Time appears to be instantaneous on living-color television. The evening news can acquaint the entire country with the latest war reports, or more often the latest scandals, in bites of eight or 10 seconds.

And in doing so, TV people have found that that's all that Americans want to hear about anything, anyway, unless an ice skater has been assaulted.

As President Clinton recently said, "It's hard to get more than one message a day across to the American people."

If in such a country basketball is a better fit than baseball, the fit wasn't planned, it simply happened, evolving out of the nature of basketball--which not too long ago was a slow-moving sport with final scores of 28-27 and 32-30.

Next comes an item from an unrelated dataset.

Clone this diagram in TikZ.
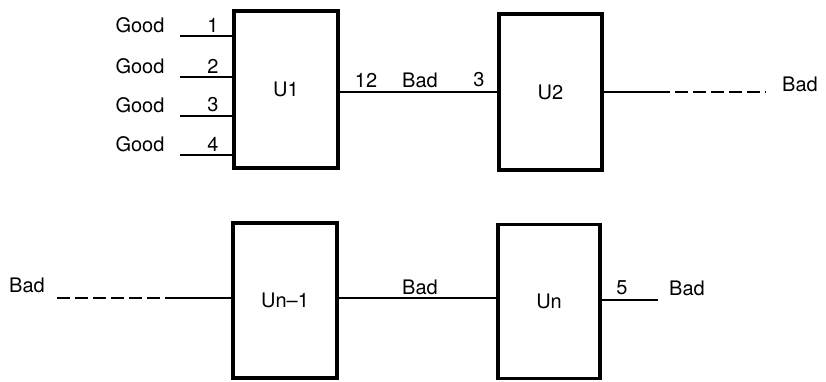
\documentclass[tikz,border=0pt]{standalone}
\usepackage{fontspec}
\setmainfont{TeX Gyre Heros}
\tikzset{
  unitbox/.style={draw=black, line width=3.4pt, minimum width=104pt, minimum height=157pt, inner sep=0pt, font=\fontsize{20}{22}\selectfont},
  wire/.style={line width=1.6pt, draw=black},
  dashwire/.style={line width=2.6pt, draw=black, dash pattern=on 13pt off 5pt},
  pinlabel/.style={font=\fontsize{20}{22}\selectfont, inner sep=0pt},
}

\begin{document}
\begin{tikzpicture}[x=1pt, y=-1pt]
\useasboundingbox (0,0) rectangle (826,382);
% the four units
\node[unitbox] (u1) at (286,89.5) {U1};
\node[unitbox, minimum width=103pt, minimum height=156pt] (u2) at (550.5,92) {U2};
\node[unitbox, minimum height=155pt] (unm) at (285,300.5) {Un--1};
\node[unitbox, minimum width=102pt, minimum height=154pt] (un) at (549,301.5) {Un};
% inputs of U1
\foreach \n/\y in {1/36, 2/77, 3/116, 4/155} {
  \coordinate (in\n) at (180,\y);
  \draw[wire] (in\n) -- (in\n -| u1.west);
  \node[pinlabel] (good\n) at (140,\y-11) {Good};
  \node[pinlabel] (pin\n) at (213,\y-11) {\n};
}
% U1 to U2
\draw[wire] (u2.west -| u1.east) -- (u2.west);
\node[pinlabel] (pin12) at (366,80) {12};
\node[pinlabel] (bad1) at (420,80) {Bad};
\node[pinlabel] (pin3) at (479,80) {3};
% U2 onwards
\coordinate (outa) at (657,92);
\coordinate (outb) at (766,92);
\draw[wire] (u2.east) -- (outa);
\draw[dashwire] (outa) -- (outb);
\node[pinlabel] (bad2) at (800,84) {Bad};
% into Un-1
\coordinate (ina) at (57,298);
\coordinate (inb) at (177,298);
\draw[dashwire] (ina) -- (inb);
\draw[wire] (inb) -- (inb -| unm.west);
\node[pinlabel] (bad3) at (27,285) {Bad};
% Un-1 to Un
\draw[wire] (inb -| unm.east) -- (inb -| un.west);
\node[pinlabel] (bad4) at (420,287) {Bad};
% out of Un
\coordinate (out5) at (658,300);
\draw[wire] (out5 -| un.east) -- (out5);
\node[pinlabel] (pin5) at (622,288) {5};
\node[pinlabel] (bad5) at (687,288) {Bad};
\end{tikzpicture}
\end{document}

It has become a 104-102 sport because, for one thing, most of the nation's finest athletes are now in the NBA.

"I'd have gone for pro basketball if I were taller," Kansas City Chief quarterback Joe Montana said, expressing a view often made by professionals in all sports. "Basketball was my favorite game in school."

Many non-professionals, who play neighborhood and playground basketball all over America, agree with the pros.

"Basketball has such deep roots," former coach Red Auerbach once said. "It's a team game that two people can play. In fact, it's a team game that one guy can play by himself."

As a spectator sport, it also differs considerably from the others.

On a typical winter night, in an interval of three or four seconds, you can watch the athletic seven-footers of the NBA make--in one play--a sequence of six or seven seemingly impossible moves, followed by somebody's sudden shot.

The shot drops in more often than not, starting a race to the other end of the court and, perhaps, a dunk, followed by another race and another basket and another race in a long, exciting melange of sound bites.

There are no home run trots, no balks, no huddles.

And it is the constant commotion that holds the attention of today's shouting sports fans, who have to think fast to keep up with it all.